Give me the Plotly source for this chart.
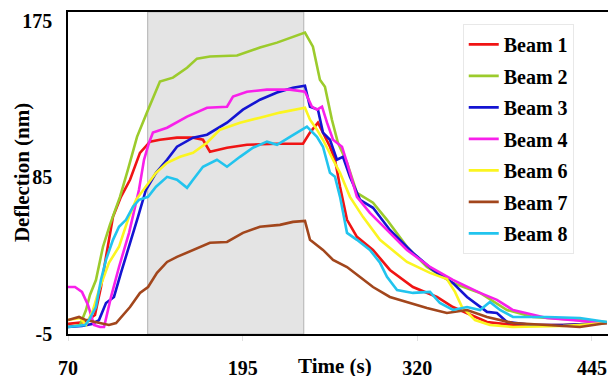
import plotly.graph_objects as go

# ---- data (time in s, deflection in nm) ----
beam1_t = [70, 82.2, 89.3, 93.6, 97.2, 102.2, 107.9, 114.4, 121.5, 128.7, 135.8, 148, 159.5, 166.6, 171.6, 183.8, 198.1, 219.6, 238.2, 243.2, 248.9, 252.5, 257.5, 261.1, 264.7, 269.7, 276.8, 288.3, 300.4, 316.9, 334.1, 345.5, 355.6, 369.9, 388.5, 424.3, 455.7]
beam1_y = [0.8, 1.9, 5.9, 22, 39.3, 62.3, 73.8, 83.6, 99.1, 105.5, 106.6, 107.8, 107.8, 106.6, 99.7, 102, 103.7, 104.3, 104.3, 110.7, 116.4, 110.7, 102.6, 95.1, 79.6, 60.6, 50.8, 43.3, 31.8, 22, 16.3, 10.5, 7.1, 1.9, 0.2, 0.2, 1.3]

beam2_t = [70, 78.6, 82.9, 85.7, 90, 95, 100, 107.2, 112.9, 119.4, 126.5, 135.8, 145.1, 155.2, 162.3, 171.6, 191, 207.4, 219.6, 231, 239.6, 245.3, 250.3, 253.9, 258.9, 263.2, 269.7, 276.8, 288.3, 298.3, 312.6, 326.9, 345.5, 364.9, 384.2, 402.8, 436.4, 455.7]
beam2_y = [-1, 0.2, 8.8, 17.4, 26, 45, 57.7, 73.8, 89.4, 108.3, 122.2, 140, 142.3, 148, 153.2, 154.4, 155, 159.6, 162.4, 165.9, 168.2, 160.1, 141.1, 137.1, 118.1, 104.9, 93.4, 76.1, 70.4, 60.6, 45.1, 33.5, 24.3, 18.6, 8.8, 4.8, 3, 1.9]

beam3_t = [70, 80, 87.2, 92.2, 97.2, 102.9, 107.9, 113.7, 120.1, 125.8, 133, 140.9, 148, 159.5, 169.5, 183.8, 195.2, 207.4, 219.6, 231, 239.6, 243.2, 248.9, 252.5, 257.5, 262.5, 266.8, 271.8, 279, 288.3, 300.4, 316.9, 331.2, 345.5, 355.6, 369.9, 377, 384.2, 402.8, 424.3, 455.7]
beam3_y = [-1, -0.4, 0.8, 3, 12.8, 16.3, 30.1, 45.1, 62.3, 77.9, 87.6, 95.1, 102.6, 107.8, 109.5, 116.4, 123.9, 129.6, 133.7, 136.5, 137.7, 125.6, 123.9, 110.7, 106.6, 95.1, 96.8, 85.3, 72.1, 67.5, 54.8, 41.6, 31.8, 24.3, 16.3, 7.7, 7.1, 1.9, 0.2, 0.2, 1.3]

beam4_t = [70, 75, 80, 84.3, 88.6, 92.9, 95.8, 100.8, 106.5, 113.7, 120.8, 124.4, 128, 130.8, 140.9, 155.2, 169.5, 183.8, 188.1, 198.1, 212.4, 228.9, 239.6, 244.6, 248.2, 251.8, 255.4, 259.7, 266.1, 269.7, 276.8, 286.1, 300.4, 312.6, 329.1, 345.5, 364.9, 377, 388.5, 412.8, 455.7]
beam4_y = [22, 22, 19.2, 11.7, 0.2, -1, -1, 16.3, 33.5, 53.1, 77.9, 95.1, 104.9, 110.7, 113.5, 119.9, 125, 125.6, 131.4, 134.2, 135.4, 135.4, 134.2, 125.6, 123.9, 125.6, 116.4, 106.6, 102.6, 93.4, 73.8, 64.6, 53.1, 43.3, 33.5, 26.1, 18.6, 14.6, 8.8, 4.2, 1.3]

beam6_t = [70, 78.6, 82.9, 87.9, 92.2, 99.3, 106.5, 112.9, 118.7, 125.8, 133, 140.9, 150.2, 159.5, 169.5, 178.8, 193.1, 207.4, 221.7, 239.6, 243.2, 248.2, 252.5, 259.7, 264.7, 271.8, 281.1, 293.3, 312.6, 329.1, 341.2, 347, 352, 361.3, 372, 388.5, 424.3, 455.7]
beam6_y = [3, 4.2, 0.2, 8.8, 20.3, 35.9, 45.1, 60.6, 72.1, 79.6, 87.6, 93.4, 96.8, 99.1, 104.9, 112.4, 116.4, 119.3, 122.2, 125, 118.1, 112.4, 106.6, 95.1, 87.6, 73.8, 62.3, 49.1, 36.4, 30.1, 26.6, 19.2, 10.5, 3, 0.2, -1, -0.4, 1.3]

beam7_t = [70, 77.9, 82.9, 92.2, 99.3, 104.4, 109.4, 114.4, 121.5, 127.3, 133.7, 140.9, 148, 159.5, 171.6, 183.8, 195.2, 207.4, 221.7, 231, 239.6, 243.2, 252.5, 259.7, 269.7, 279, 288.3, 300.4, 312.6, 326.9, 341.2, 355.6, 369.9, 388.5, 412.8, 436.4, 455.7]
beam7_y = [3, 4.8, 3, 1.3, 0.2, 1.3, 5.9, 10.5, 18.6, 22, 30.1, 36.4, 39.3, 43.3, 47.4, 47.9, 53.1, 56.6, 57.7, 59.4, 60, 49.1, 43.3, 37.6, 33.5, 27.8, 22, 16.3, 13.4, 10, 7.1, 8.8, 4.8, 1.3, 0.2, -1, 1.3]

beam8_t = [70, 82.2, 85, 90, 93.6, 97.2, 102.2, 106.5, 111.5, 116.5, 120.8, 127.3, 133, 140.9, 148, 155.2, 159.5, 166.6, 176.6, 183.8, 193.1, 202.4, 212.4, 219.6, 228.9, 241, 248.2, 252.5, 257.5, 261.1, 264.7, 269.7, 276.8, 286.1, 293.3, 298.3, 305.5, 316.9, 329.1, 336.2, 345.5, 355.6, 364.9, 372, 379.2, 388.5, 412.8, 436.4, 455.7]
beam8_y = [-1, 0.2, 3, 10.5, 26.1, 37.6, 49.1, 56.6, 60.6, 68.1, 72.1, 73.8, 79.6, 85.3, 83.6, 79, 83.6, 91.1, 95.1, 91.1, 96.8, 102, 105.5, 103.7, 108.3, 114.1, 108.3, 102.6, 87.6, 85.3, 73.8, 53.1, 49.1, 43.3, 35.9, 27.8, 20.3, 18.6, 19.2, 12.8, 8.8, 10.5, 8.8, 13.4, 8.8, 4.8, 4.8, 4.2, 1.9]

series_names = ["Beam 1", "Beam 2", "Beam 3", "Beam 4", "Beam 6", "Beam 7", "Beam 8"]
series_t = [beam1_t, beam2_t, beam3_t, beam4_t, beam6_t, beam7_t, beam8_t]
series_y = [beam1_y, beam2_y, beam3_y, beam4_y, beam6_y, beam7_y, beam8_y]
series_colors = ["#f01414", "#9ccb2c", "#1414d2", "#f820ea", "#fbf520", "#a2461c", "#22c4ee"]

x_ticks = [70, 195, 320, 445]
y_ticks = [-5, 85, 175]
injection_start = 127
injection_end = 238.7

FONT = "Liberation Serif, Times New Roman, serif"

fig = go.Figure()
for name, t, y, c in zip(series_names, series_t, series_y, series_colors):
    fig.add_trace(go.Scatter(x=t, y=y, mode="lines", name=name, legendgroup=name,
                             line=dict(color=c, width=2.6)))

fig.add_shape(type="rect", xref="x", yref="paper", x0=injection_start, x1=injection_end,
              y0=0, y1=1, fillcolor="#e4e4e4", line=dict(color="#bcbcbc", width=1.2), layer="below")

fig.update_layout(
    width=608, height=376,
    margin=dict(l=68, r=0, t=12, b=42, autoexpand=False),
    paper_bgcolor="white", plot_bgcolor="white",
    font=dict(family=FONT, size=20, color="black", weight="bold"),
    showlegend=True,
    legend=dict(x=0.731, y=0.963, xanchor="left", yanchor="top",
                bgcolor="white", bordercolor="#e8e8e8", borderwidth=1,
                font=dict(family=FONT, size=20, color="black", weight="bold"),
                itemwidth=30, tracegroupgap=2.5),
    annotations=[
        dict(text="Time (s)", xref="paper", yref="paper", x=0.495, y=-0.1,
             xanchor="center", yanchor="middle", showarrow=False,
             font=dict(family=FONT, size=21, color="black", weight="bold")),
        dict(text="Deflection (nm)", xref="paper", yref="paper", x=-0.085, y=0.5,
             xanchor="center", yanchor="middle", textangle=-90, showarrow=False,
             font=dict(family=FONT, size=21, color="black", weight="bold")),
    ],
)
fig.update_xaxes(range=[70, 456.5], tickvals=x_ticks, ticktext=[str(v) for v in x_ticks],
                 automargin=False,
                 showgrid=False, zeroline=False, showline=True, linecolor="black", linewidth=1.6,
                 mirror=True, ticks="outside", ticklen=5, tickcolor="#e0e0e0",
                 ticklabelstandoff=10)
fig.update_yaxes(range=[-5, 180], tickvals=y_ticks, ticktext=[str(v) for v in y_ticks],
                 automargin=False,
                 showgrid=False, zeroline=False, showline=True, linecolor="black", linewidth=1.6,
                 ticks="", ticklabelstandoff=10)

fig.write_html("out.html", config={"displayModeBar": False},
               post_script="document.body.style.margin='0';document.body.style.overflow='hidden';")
________
• GIVEN TASK:
Reproduce the material above exactly, first line through the line that contains "import plotly.graph_objects as go", minus the pictures.

• PROBLEM SOLUTION:
Give me the Plotly source for this chart.
import plotly.graph_objects as go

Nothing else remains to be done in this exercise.